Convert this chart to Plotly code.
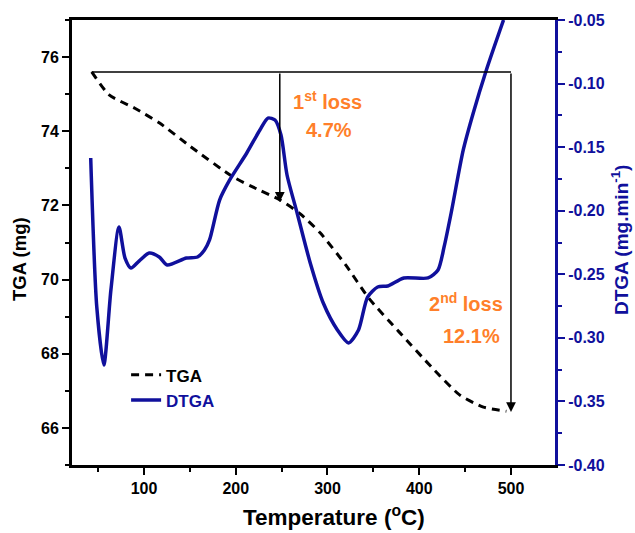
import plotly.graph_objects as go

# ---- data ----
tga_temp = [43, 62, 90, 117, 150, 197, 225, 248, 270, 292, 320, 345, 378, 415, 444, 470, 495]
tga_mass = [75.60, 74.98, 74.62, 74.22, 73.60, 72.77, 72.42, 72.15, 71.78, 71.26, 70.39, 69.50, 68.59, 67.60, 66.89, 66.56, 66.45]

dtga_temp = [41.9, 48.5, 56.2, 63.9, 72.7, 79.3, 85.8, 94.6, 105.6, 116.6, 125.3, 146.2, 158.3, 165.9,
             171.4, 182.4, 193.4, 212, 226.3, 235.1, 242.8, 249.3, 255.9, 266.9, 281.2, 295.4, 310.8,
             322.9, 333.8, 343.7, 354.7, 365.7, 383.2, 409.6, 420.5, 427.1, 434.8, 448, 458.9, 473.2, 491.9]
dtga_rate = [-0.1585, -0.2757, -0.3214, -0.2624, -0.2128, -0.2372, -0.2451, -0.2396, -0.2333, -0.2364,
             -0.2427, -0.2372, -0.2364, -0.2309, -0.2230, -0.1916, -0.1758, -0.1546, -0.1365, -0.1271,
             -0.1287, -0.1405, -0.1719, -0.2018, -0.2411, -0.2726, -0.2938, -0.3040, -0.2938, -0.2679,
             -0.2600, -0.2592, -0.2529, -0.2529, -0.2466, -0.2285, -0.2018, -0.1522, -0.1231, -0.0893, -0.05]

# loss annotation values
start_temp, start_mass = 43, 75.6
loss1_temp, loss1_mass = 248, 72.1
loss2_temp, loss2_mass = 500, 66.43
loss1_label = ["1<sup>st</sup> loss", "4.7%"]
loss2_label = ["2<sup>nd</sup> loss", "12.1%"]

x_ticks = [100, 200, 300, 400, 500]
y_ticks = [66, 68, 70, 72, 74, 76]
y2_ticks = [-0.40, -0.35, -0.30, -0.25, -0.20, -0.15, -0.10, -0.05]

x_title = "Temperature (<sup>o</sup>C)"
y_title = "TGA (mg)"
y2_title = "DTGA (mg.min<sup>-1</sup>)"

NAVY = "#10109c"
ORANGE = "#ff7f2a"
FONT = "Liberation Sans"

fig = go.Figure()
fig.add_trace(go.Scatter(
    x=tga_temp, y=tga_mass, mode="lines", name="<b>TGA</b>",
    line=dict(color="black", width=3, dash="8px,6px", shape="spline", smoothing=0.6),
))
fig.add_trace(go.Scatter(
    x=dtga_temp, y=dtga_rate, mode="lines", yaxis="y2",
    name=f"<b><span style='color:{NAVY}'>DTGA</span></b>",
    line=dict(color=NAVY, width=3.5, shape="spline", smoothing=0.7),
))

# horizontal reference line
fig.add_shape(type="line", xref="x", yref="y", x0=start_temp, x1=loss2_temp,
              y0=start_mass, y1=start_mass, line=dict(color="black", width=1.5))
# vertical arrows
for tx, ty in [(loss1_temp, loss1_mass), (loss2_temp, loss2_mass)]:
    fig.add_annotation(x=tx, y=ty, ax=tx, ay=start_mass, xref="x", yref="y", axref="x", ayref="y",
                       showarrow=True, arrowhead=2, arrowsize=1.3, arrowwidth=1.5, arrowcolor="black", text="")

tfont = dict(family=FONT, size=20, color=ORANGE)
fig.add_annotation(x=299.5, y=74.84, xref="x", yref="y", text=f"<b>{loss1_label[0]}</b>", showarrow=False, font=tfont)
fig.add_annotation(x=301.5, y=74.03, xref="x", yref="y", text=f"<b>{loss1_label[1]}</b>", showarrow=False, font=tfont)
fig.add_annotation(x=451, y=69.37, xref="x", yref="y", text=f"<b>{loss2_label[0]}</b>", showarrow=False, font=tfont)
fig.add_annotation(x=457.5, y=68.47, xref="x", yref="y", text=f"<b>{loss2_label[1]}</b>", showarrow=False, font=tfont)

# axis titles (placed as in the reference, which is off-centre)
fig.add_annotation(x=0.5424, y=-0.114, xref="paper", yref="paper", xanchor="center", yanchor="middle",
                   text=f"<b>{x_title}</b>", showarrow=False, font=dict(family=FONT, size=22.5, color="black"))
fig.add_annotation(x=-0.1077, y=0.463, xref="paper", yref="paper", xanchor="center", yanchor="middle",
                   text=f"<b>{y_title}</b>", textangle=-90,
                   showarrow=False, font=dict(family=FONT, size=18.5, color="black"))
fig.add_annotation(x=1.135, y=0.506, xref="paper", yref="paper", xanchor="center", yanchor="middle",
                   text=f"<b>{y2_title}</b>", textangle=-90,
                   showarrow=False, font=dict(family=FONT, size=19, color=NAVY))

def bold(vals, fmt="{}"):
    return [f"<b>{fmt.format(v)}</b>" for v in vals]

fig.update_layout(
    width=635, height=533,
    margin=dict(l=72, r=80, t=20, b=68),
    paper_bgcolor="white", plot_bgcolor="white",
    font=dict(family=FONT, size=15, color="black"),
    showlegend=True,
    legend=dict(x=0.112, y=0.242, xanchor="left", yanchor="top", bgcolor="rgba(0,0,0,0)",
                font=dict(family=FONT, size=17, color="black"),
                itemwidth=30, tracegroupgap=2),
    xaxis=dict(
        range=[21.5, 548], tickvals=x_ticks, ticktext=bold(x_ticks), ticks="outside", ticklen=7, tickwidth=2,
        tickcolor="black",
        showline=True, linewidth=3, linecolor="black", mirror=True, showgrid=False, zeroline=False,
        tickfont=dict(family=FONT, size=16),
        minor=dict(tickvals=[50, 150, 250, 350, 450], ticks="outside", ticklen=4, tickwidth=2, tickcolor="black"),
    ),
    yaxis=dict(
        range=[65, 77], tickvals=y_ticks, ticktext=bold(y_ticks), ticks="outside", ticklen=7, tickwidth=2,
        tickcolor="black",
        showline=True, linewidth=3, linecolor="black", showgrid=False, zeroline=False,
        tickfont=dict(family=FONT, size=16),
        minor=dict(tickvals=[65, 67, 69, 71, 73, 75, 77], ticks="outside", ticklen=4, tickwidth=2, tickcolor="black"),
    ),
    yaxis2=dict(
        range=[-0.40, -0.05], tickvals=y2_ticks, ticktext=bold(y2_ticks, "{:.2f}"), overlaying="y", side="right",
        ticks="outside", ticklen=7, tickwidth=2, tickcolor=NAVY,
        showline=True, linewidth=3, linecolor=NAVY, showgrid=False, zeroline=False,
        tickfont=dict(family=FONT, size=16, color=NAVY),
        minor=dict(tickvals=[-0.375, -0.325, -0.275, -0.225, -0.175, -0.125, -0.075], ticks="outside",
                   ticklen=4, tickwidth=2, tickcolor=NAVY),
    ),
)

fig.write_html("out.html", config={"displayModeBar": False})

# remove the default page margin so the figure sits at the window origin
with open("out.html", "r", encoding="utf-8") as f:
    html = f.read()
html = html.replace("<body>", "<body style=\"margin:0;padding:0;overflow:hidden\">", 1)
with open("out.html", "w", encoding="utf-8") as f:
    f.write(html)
——
- Exercise goal: Omit the pictures, then repeat exactly each line from the beginning of the listing through the line with "66.89, 66.56, 66.45]".

- Written solution:
Convert this chart to Plotly code.
import plotly.graph_objects as go

# ---- data ----
tga_temp = [43, 62, 90, 117, 150, 197, 225, 248, 270, 292, 320, 345, 378, 415, 444, 470, 495]
tga_mass = [75.60, 74.98, 74.62, 74.22, 73.60, 72.77, 72.42, 72.15, 71.78, 71.26, 70.39, 69.50, 68.59, 67.60, 66.89, 66.56, 66.45]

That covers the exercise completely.